WHAT are the real implications of the entrenched era of Fake News, or Fake Information (FI)? How did it begin and where will it end? How can it harm society in general, apart from its immediate impacts on the country’s polity and economy? To answer such critical questions, it is important to understand the two facets of FI. The first is an initial vacuum, which resulted from media’s abdication of its responsibility—to put the people and public interest first. The mainstream media forgot about what the common man wanted to know, and the masses vanished from the mediated information. These trends were visible in India within the first decade of this century. The ‘Janata’ hit back. It extracted its revenge, and used and misused the growing and powerful social media to put itself first. Most information now stems from the public, and the latter took charge. Information media became truly democratised.
Slowly, the manipulators of information, especially politicians and their advisors, realised the potential of social media to further their interests. This happened in the run-up to the 2014 elections. It turned out to be the beginning of a new era of FI. The politicians used it to criticise their opponents, plant stories in their favour, and create an atmosphere of ‘Information Haziness’, so that the voters remained confused, yet got swayed by FI. As apps and platforms such as WhatsApp, Twitter, FB and Snapchat took off, the politicians found it easy to instantly connect with millions of voters. FI’s success was not only dictated by the availability of technology tools and manipulations in the virtual world, but also by its ability to appear credible. New researches prove that FI can achieve two objectives. For the believers, information that adds to their beliefs releases chemicals that add to their state of happiness. Hence, they are prone to believe the wrong information. For the non-believers, “repeated statements (or illusory truths) are easier to process, and subsequently perceived to be more truthful than new statements”. Both sections are gripped by the proven effects of “knowledge neglect”, i.e. “the failure to rely on stored knowledge, in the face of fluent processing experiences”. FI became the ‘Information Tsar”.
Unfortunately, today FI has become the 21st century demon. It is not even serving the interests of the original political manipulators and masters as everyone and anyone now resorts to it. The democratisation of information resulted in a further democratisation of FI. The politicians are now worried about the immediate future, their future, which can as easily be shattered by FI, as they did with their opponents in the recent past.

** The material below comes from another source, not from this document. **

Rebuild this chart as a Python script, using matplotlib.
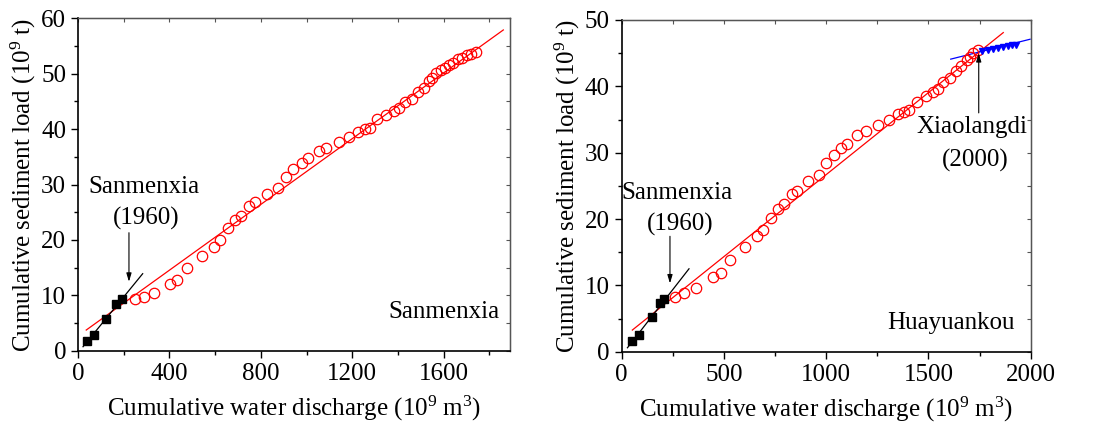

Societal peace now rests on shaky ground, and can be disturbed by the flimsiest of an incident that can be hyped into gigantic proportions through FI. In a more confused post-truth world, where no one knows what to believe or not and no one knows the truth anymore, both the propagators and receivers of FI have no control over what can happen, will happen, and in what shape.
The government’s responsibility today isn’t to check the proliferation of FI, and take action against the users. For good governance, it needs to delve into the deeper aspects of the FI syndrome, and tackle the problem at the root level. The reason: this new demon can unleash forces that can decimate the security of the country. FI may win votes, and elections, and become a tool to capture and regain political power, but it can tear apart the nation’s social fabric, and shear civilisation connects between classes and masses, castes and communities, and religions. It can let loose a torrent of centrifugal forces that may rip the country apart.